Skjegstad, Joy.  7 Creative Models for Community Ministry.  Judson Press, Valley Forge, PA: 2013.  $16.99.  Available via www.judsonpress.org or your local independent bookstore!

               Ron Carlson, Missional Church Strategist, for the American Baptist Home Mission Societies, is a long-time advocate for churches to become missional, yet he asserts some of the groundwork must be laid to get congregants into the right mind set.  He refers to this effort as shaping a “mental model” for why missional differs from previous approaches to church ministry and mission.  Rather than paternalism or institutional support, Carlson challenges churches to study what it means to be in the immediacy of a mission field: their own communities.  Getting into the missional mindset starts reshaping the “givens” of how churches operate and function.  In other words, the church has to think differently as it endeavors to act missionally.
               While certain missional church texts tend to engage the theory, 7 Creative Models for Community Ministry offers a very hands-on, close to the ground approach.   Consultant Joy Skjegstad distills her years of experience journeying alongside client clergy and churches into the seven models for churches to consider.  Devoting a chapter to each, Skjegstad offers insight into ways a church might enter into community ministry.  These models include:  donate goods or money, mobilize volunteers, partner with other organizations, advocate around public policy, engage in community organizing, develop a ministry program, and create a church-based non-profit.
               What I admire most about Skjegstad’s approach is her advocacy for a very measured, tethered to reality approach to any of these creative models.  Before she fleshes out each model in the book’s middle section, Skjegstad offers her opening chapters for churches who do not wish to trip over their own feet, or worse, rush into poorly planned, clumsily executed projects.  She warns against insular thinking where churches presume to know what is needed or best yet wind up with the efforts fundamentally misguided at the outset.  She offers basic principles for beginning a community ministry project, built upon careful study and gathering consensus from within and beyond the church that the effort is needed and feasible.  She sends you off on journeys sometimes less considered by congregations:  sitting down with community stakeholders, public/private/non-profit sector leaders and experts, activists, etc.  She encourages churches to listen intentionally, knowing that it will be a humbling experience for some, as they realize their understanding of a community’s needs may have been outdated or misinformed.  Such work may be leavening for a congregation, aligning them more closely with their own neighborhoods than ever before.  Given the depletion of federal and state resources for assistance programs, creative community ministry projects are needed more than ever before.

               She encourages churches to dream yet not to skirt laying a foundation with some attention to the project’s aims and purposes.  For example, the first model involves donating goods or money. Skjegstad points out donations are often the first and only stop along the way to meeting those needs.  By starting with the most familiar, Skjegstad skillfully reframes the untapped potential churches have to explore by reading onwards in her book and considering different models to approach community ministry.  If they choose to do so, churches soon find themselves deepening the potential of their church’s efforts as a congregation, a missional team or collaborative partner.  Instead of repeating old habits, churches begin seeing their efforts in a new light.

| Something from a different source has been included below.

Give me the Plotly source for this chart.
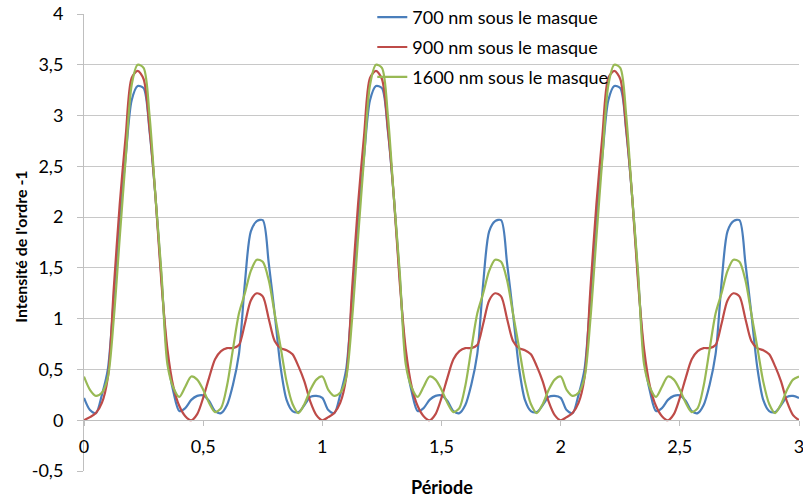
import plotly.graph_objects as go

# Position within one grating period (the pattern repeats every period)
phase = [0.000, 0.025, 0.050, 0.075, 0.100, 0.125, 0.150, 0.175, 0.200, 0.225,
         0.250, 0.275, 0.300, 0.325, 0.350, 0.375, 0.400, 0.425, 0.450, 0.475,
         0.500, 0.525, 0.550, 0.575, 0.600, 0.625, 0.650, 0.675, 0.700, 0.725,
         0.750, 0.775, 0.800, 0.825, 0.850, 0.875, 0.900, 0.925, 0.950, 0.975]
n_periods = 3

# Intensity of the -1 order over one period, for each depth under the mask
i_700 = [0.22, 0.10, 0.07, 0.25, 0.50, 1.20, 2.00, 2.60, 3.15, 3.29,
         3.27, 2.85, 2.20, 1.40, 0.62, 0.28, 0.09, 0.12, 0.20, 0.24,
         0.245, 0.19, 0.09, 0.07, 0.15, 0.35, 0.65, 1.35, 1.86, 1.96,
         1.97, 1.55, 1.05, 0.52, 0.20, 0.09, 0.08, 0.15, 0.23, 0.24]
i_900 = [0.00, 0.03, 0.07, 0.17, 0.42, 1.30, 2.13, 2.80, 3.37, 3.44,
         3.36, 2.87, 2.20, 1.35, 0.70, 0.33, 0.14, 0.04, 0.00, 0.06,
         0.22, 0.42, 0.60, 0.68, 0.71, 0.71, 0.74, 0.95, 1.18, 1.25,
         1.22, 1.00, 0.78, 0.71, 0.69, 0.65, 0.53, 0.38, 0.18, 0.05]
i_1600 = [0.43, 0.30, 0.24, 0.27, 0.42, 1.00, 1.80, 2.58, 3.30, 3.50,
          3.47, 3.00, 2.20, 1.45, 0.55, 0.32, 0.23, 0.33, 0.43, 0.40,
          0.30, 0.17, 0.08, 0.12, 0.34, 0.70, 1.05, 1.25, 1.47, 1.58,
          1.56, 1.38, 1.05, 0.72, 0.38, 0.16, 0.07, 0.16, 0.30, 0.40]

series_names = ["700 nm sous le masque", "900 nm sous le masque", "1600 nm sous le masque"]
series_colors = ["#4A7EBB", "#BE4B48", "#98B954"]

x_ticks = [0, 0.5, 1, 1.5, 2, 2.5, 3]
x_ticktext = ["0", "0,5", "1", "1,5", "2", "2,5", "3"]
y_ticks = [-0.5, 0, 0.5, 1, 1.5, 2, 2.5, 3, 3.5, 4]
y_ticktext = ["-0,5", "0", "0,5", "1", "1,5", "2", "2,5", "3", "3,5", "4"]


def unroll(values):
    """Lay the one-period profile over all periods, closing on the last one."""
    xs, ys = [], []
    for k in range(n_periods):
        xs += [k + p for p in phase]
        ys += list(values)
    xs.append(float(n_periods))
    ys.append(values[0])
    return xs, ys


FONT = "Lato, 'Open Sans', sans-serif"
fig = go.Figure()
for i, (vals, name, col) in enumerate(zip([i_700, i_900, i_1600], series_names, series_colors)):
    xs, ys = unroll(vals)
    fig.add_trace(go.Scatter(
        x=xs, y=ys, name=name, mode="lines",
        line=dict(color=col, width=2.2, shape="spline", smoothing=0.8),
        legendgroup=f"g{i}",
    ))

fig.update_layout(
    width=803, height=497,
    margin=dict(l=84, r=4, t=14, b=26, autoexpand=False),
    paper_bgcolor="white", plot_bgcolor="white",
    font=dict(family=FONT, size=18, color="#000000"),
    showlegend=True,
    legend=dict(
        x=0.4032, y=1.033, xanchor="left", yanchor="top",
        bgcolor="rgba(0,0,0,0)", borderwidth=0,
        traceorder="grouped", tracegroupgap=3.5,
        font=dict(family=FONT, size=18, color="#000000"),
    ),
    xaxis=dict(
        range=[0, 3], tickvals=x_ticks, ticktext=x_ticktext,
        showgrid=False, zeroline=False,
        showline=True, linecolor="#BFBFBF", linewidth=1,
        ticks="outside", ticklen=5, tickcolor="#BFBFBF",
        anchor="free", position=0.5 / 4.5,
        ticklabelstandoff=5, ticklabeloverflow="allow",
    ),
    yaxis=dict(
        range=[-0.5, 4], tickvals=y_ticks, ticktext=y_ticktext,
        showgrid=True, gridcolor="#C8C8C8", gridwidth=1, zeroline=False,
        showline=True, linecolor="#BFBFBF", linewidth=1,
        ticks="outside", ticklen=6, tickcolor="#BFBFBF",
        ticklabelstandoff=10,
    ),
    annotations=[
        dict(text="<b>Période</b>", xref="paper", yref="paper", x=0.5, y=-0.035,
             xanchor="center", yanchor="middle", showarrow=False,
             font=dict(family=FONT, size=18, color="#000000")),
        dict(text="<b>Intensité de l'ordre -1</b>", xref="paper", yref="paper",
             x=-0.09, y=0.49, xanchor="center", yanchor="middle", textangle=-90,
             showarrow=False, font=dict(family=FONT, size=16, color="#000000")),
    ],
)

fig.write_html("out.html")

               Skjegstad turns often to illumining narratives from the churches and pastors she has served as a consultant, telling the stories of churches addressing poverty challenges, helping expand the educational horizons of children and adult learners and other ways of reaching out to help the marginalized or disenfranchised.  From these stories, readers gain perspective for the possibilities of what a local church can do in community ministry as well as no end of encouragement as they move from reading this text and into the missional context where they live.

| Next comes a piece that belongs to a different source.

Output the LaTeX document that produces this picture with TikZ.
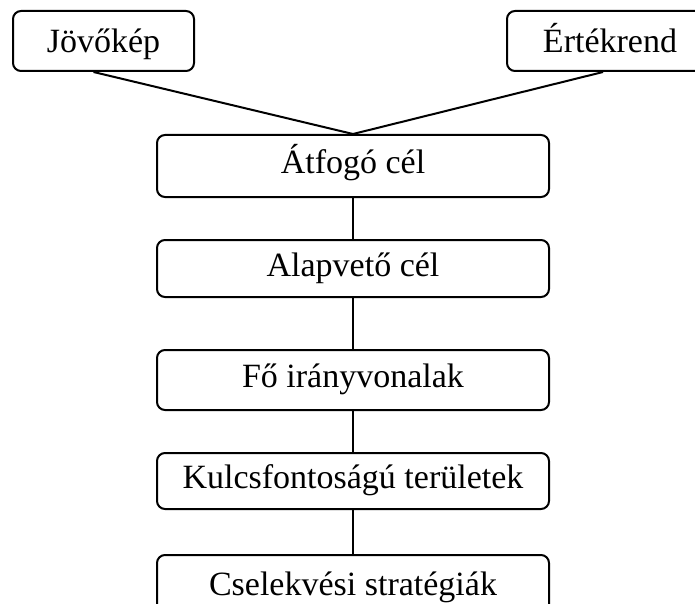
\documentclass[tikz,border=0pt]{standalone}
\usepackage{fontspec}
\setmainfont{Liberation Serif}
\usetikzlibrary{calc}
\begin{document}
\begin{tikzpicture}[x=1pt,y=-1pt,
  box/.style={draw=black, line width=2pt, rounded corners=8pt, inner sep=0pt,
    font=\fontsize{34}{40}\selectfont, text height=24pt, text depth=8.5pt},
  topbox/.style={box, text height=24pt, text depth=0pt},
  conn/.style={draw=black, line width=2pt}]
\useasboundingbox (0,0) rectangle (695,604);
\clip (0,0) rectangle (695,604);
\node[topbox, minimum width=181pt, minimum height=60pt] (jov) at (103.5,41) {Jövőkép};
\node[topbox, minimum width=206pt, minimum height=60pt] (ert) at (610,41) {Értékrend};
\node[box, minimum width=392pt, minimum height=62pt] (atf) at (353,166) {Átfogó cél};
\node[box, minimum width=392pt, minimum height=57pt] (alap) at (353,268.5) {Alapvető cél};
\node[box, minimum width=392pt, minimum height=60pt] (fo) at (353,380) {Fő irányvonalak};
\node[box, minimum width=392pt, minimum height=56pt] (kulcs) at (353,481) {Kulcsfontoságú területek};
\node[box, minimum width=392pt, minimum height=66pt] (csel) at (353,588) {Cselekvési stratégiák};
\coordinate (jovout) at ($(jov.south)+(-10,0)$);
\coordinate (ertout) at ($(ert.south)+(-7,0)$);
\draw[conn] (jovout) -- (atf.north);
\draw[conn] (ertout) -- (atf.north);
\draw[conn] (atf.south) -- (alap.north);
\draw[conn] (alap.south) -- (fo.north);
\draw[conn] (fo.south) -- (kulcs.north);
\draw[conn] (kulcs.south) -- (csel.north);
\end{tikzpicture}
\end{document}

               The third section offers chapters on evaluation, seeking funding and keeping projects in perspective when being carried out by small membership congregations.  Skjegstad reminds frequently that congregations do not have to carry out projects on their own, and they strengthen these efforts when they partner.  She encourages frequent communication within the congregation to affirm where projects are developing as well as celebrating the milestones, great and small, along the way.  (Her thoughts on fundraising are covered in her prior book Winning Grants to Fund Your Ministry, published by the Alban Institute in 2007).

               Skjegstad offers an optimistic yet realistic approach to community ministry.  Following the first section’s wise advice to dream yet be well informed when considering community needs, a church can select a model for community ministry and take those first steps.  When moving in the right direction, churches will find new life and vitality from such missional endeavors.  Indeed, Skjegstad encourages us to be aware and attentive to the possibility that your community ministry project will beget opportunities for “hybrids”.   One project can delve into a community need’s related issues (i.e. a food pantry ministry leads a community ministry project to form around cooking skills courses or efforts to help persons with limited or fixed income to learn personal finance and budgeting principles, etc.).  Her suggestion about a non-profit organization starting up as part of a community ministry project is presented with some basic non-profit governance concepts, ensuring a careful reader will realize the extra complexity involved if this avenue is pursued.
               For a brief book, 7 Creative Models serves as a thought-proving, perspective reframing introductory text.  In her approachable prose, she invites churches to hear and see their communities anew.  The book is best kept close at hand, consulted frequently all along the way.  The testimony of community ministry-minded churches reminds us we are not alone in such work.  For congregations wishing to embrace their communities more intentionally, the fruitfulness and dividends of reading this text may be frankly immeasurable.